Pakistan's consumer price index for February was up 23.1% from the same month last year, marking the slowest rate of annual inflation since June 2022, data from the Pakistan Bureau of Statistics showed on Friday.

The country has been struggling with soaring inflation, which last May hit an all-time high of 38% on an annual basis, partly driven by new taxation measures the government imposed to comply with International Monetary Fund demands. Islamabad's funding agreement with the IMF expires on April 11.

On a month-on-month basis the February CPI was unchanged, having risen every month since the fiscal year began last July.

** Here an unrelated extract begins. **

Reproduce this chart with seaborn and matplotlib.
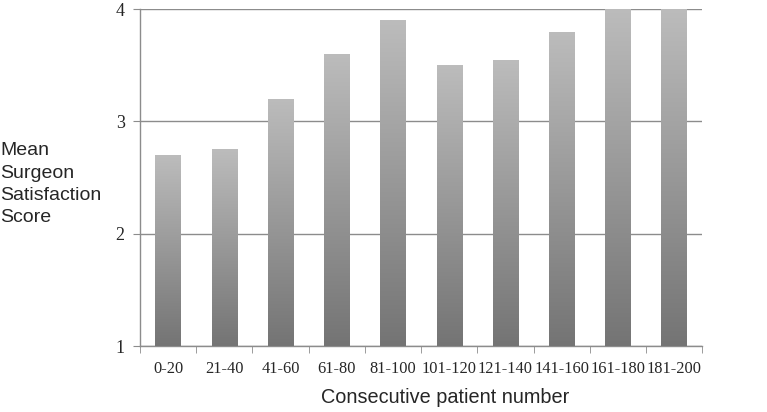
import numpy as np
import pandas as pd
import seaborn as sns
import matplotlib.pyplot as plt
from matplotlib.colors import LinearSegmentedColormap

# data
groups = ['0-20', '21-40', '41-60', '61-80', '81-100',
          '101-120', '121-140', '141-160', '161-180', '181-200']
scores = [2.70, 2.75, 3.20, 3.60, 3.90, 3.50, 3.55, 3.80, 4.00, 4.00]

df = pd.DataFrame({'group': groups, 'score': scores})

sns.set_style('white')
plt.rcParams['font.family'] = ['Liberation Sans', 'DejaVu Sans']

fig = plt.figure(figsize=(7.67, 4.12), dpi=100)
ax = fig.add_axes([0.1825, 0.160, 0.733, 0.818])

sns.barplot(data=df, x='group', y='score', color='#999999', width=0.45,
            ax=ax, zorder=3)

# gradient fill on each bar: dark at the base, light at the top
grad_cmap = LinearSegmentedColormap.from_list('bar_grad', ['#747474', '#bcbcbc'])
grad = np.linspace(0, 1, 256).reshape(-1, 1)
for patch in ax.patches:
    x0, w = patch.get_x(), patch.get_width()
    top = patch.get_y() + patch.get_height()
    patch.set_facecolor('none')
    patch.set_edgecolor('none')
    im = ax.imshow(grad, cmap=grad_cmap, origin='lower', aspect='auto',
                   extent=[x0, x0 + w, 1, top], zorder=3)
    im.set_clip_path(patch)

ax.set_xlim(-0.5, len(groups) - 0.5)
ax.set_ylim(1, 4)

# gridlines and axes
ax.set_yticks([1, 2, 3, 4])
ax.yaxis.grid(True, color='#8c8c8c', linewidth=1.0, zorder=0)
ax.set_axisbelow(True)
sns.despine(ax=ax, top=True, right=True)
for side in ['left', 'bottom']:
    ax.spines[side].set_color('#8c8c8c')
    ax.spines[side].set_linewidth(1.0)

serif = ['Liberation Serif', 'DejaVu Serif']
ax.set_xticks(np.arange(len(groups)))
ax.set_xticklabels(groups, family=serif, fontsize=11.8)
ax.set_yticklabels(['1', '2', '3', '4'], family=serif, fontsize=13)
ax.tick_params(axis='x', length=0, pad=11)
ax.tick_params(axis='y', length=5, color='#8c8c8c', direction='out', left=True, pad=6)

# boundary tick marks between categories
ax.set_xticks(np.arange(-0.5, len(groups), 1), minor=True)
ax.tick_params(axis='x', which='minor', length=5, color='#8c8c8c', direction='out', bottom=True)

ax.set_xlabel('Consecutive patient number', fontsize=14.3, labelpad=8)
ax.xaxis.label.set_x(0.543)
ax.set_ylabel('')
fig.text(0.0, 0.553, 'Mean\nSurgeon\nSatisfaction\nScore', fontsize=14,
         ha='left', va='center', linespacing=1.4)

fig.savefig('out.png', dpi=100)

Pakistan's finance ministry projected in a monthly report on Thursday that inflation would hover around 24.5%-25.5% in February, with expectations of further easing to 23.5%-24.5% in March as the crop situation and the supply of commodities improves.

The annual CPI for January had clocked in at 28.3%. February's improvement on that was partly due to base effects.

In January, Pakistan's central bank held its benchmark interest rate at 22% for the fifth policy-setting meeting in a row and raised its full-year inflation projections.

The governor of the State Bank of Pakistan said the rise in its average inflation forecast for the fiscal year ending in June to 23%-25% from a previous projection of 20%-22% was due to increasing gas and electricity prices.